Ok, récapitulons : on a le prix du café et du lieu qui nous amène à environ 1,75 $. Pour faire un latté, il faut évidemment aussi du lait de vache (environ une tasse, soit 45 centimes) ou, si vous êtes trendy, d’avoine (environ 1 $), et du sirop aromatisé (45 centimes par once fluide).

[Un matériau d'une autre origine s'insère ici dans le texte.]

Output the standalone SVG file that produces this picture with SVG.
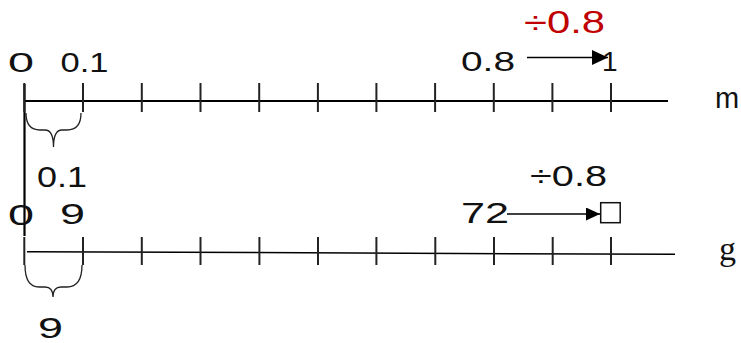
<svg xmlns="http://www.w3.org/2000/svg" width="741" height="343" viewBox="0 0 741 343">
<style>
.t{font-family:"Liberation Sans","DejaVu Sans",sans-serif;fill:#111;}
.ax{stroke:#000;fill:none;}
.tk{stroke:#222;stroke-width:2;}
.br{stroke:#222;stroke-width:1.3;fill:none;}
</style>
<defs>
<marker id="ah1" markerUnits="userSpaceOnUse" markerWidth="16" markerHeight="15" refX="16" refY="7.5" orient="auto"><path d="M0,0 L16,7.5 L0,15 z" fill="#000"/></marker>
<marker id="ah2" markerUnits="userSpaceOnUse" markerWidth="14" markerHeight="13" refX="14" refY="6.5" orient="auto"><path d="M0,0 L14,6.5 L0,13 z" fill="#000"/></marker>
</defs>
<rect width="741" height="343" fill="#fff"/>
<g id="line-m">
<line class="ax" x1="24.5" y1="101" x2="668" y2="101" stroke-width="2.2"/>
<line class="ax" x1="24.5" y1="84" x2="24.5" y2="236" stroke-width="2.2"/>
<g class="tk">
<line x1="24.3" y1="83" x2="24.3" y2="112"/><line x1="83" y1="83" x2="83" y2="112"/><line x1="141.8" y1="83" x2="141.8" y2="112"/><line x1="200.5" y1="83" x2="200.5" y2="112"/><line x1="259.2" y1="83" x2="259.2" y2="112"/><line x1="317.9" y1="83" x2="317.9" y2="112"/><line x1="376.4" y1="83" x2="376.4" y2="112"/><line x1="435.1" y1="83" x2="435.1" y2="112"/><line x1="493.8" y1="83" x2="493.8" y2="112"/><line x1="552.4" y1="83" x2="552.4" y2="112"/><line x1="611" y1="83" x2="611" y2="112"/>
</g>
<path class="br" d="M26,113 Q26,130 40,130 L45,130 Q53.5,130 53.5,147 Q53.5,130 62,130 L67,130 Q81,130 81,113"/>
<text class="t" x="8" y="72" font-size="28" textLength="26" lengthAdjust="spacingAndGlyphs">0</text>
<text class="t" x="60.5" y="72" font-size="28" textLength="48" lengthAdjust="spacingAndGlyphs">0.1</text>
<text class="t" x="461" y="71" font-size="28" textLength="54" lengthAdjust="spacingAndGlyphs">0.8</text>
<text class="t" x="602" y="71" font-size="28">1</text>
<text class="t" x="37" y="187" font-size="30" textLength="50" lengthAdjust="spacingAndGlyphs">0.1</text>
<text class="t" x="715" y="108" font-size="29">m</text>
</g>
<g id="line-g">
<line class="ax" x1="27" y1="251.7" x2="675" y2="254.3" stroke-width="1.5"/>
<g class="tk">
<line x1="24.3" y1="237" x2="24.3" y2="265"/><line x1="83" y1="237" x2="83" y2="265"/><line x1="141.8" y1="237" x2="141.8" y2="265"/><line x1="200.5" y1="237" x2="200.5" y2="265"/><line x1="259.4" y1="237" x2="259.4" y2="265"/><line x1="318" y1="237" x2="318" y2="265"/><line x1="376.4" y1="237" x2="376.4" y2="265"/><line x1="435.3" y1="237" x2="435.3" y2="265"/><line x1="494" y1="237" x2="494" y2="265"/><line x1="552.7" y1="237" x2="552.7" y2="265"/><line x1="611" y1="237" x2="611" y2="265"/>
</g>
<path class="br" d="M25,265 Q25,287 39,287 L45,287 Q53,287 53,297 Q53,287 61,287 L67,287 Q82,287 82,265"/>
<text class="t" x="8" y="225" font-size="30" textLength="26" lengthAdjust="spacingAndGlyphs">0</text>
<text class="t" x="60" y="224" font-size="30" textLength="25" lengthAdjust="spacingAndGlyphs">9</text>
<text class="t" x="461" y="223" font-size="30" textLength="48" lengthAdjust="spacingAndGlyphs">72</text>
<text class="t" x="38" y="338" font-size="30" textLength="25" lengthAdjust="spacingAndGlyphs">9</text>
<rect x="600.7" y="202.7" width="19.5" height="20" fill="#fff" stroke="#111" stroke-width="1.5"/>
<text x="719" y="260" font-family="'Liberation Serif',serif" font-size="34" fill="#111">g</text>
</g>
<g id="connectors">
<line x1="527" y1="57.5" x2="608" y2="57.5" stroke="#000" stroke-width="1.4" marker-end="url(#ah1)"/>
<line x1="507" y1="214" x2="600" y2="214" stroke="#000" stroke-width="1.4" marker-end="url(#ah2)"/>
<text class="t" x="524" y="33" font-size="32" textLength="81" lengthAdjust="spacingAndGlyphs" style="fill:#c00000">÷0.8</text>
<text class="t" x="530" y="186" font-size="29" textLength="77" lengthAdjust="spacingAndGlyphs">÷0.8</text>
</g>
</svg>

Mais il y a aussi les employé.e.s à payer (et vous allez les payer comme du monde, right?) et le coût de l’équipement et des réparations. Il faut aussi un contenant pour ce joli latté : 7,50 $ pour 25 tasses en carton, des couvercles à 11 $ la centaine, et des manchons à 5 $ la centaine.
Recette d’un latté
Espresso (2 doses): 1,50 $
Lait de vache bio, une tasse: 0,45 $
Sirop aromatisé (2 doses): 0,90 $
Contenant: 0,45 $
Loyer, salaire et coûts ancillaires : 1 $
Coût total : 4,30 $
À 4,30 $, votre latté style Starbucks ne serait qu’un tout petit peu plus cher, celui du géant américain se détaillant à environ 3,65 $. Toutefois, votre café fictif servirait probablement un café plus artisanal, avec un meilleur contrôle de qualité et, assurément, plus d’esprit qu’un Starbucks moyen.
Vous remarquerez aussi que le prix de 4,30 $ ne fait que couvrir vos coûts, et n’inclut pas la marge de profit. De plus, plusieurs autres coûts entrent en compte dépendamment de votre type d’établissement : êtes-vous ouvert toute la journée? Vendez-vous aussi de l’alcool? Servez-vous des repas complets? Tout cela peut affecter la majoration que vous devrez appliquer sur le coût final de votre latté. Dépendamment des items pour lesquels vos client.e.s viennent dans votre établissement, le café pourrait même être un loss leader!
Les prix d’à peu près tout augmentent en ce moment, et le monde des cafés n’est pas épargné. Si le latté continue d’être parmi les items les plus chers sur les menus de ces établissements, ce n’est certainement pas celui qui rapporte le plus aux propriétaires.
Comme le café est une commodité presque essentielle à la survie de nos sociétés, nous avons décidé que les prix se devaient de rester bas. Mais si les cafetier.ère.s décidaient d’établir des prix de la même manière que d’autres industries, il y a fort à parier que les lattés seraient déjà beaucoup plus chers!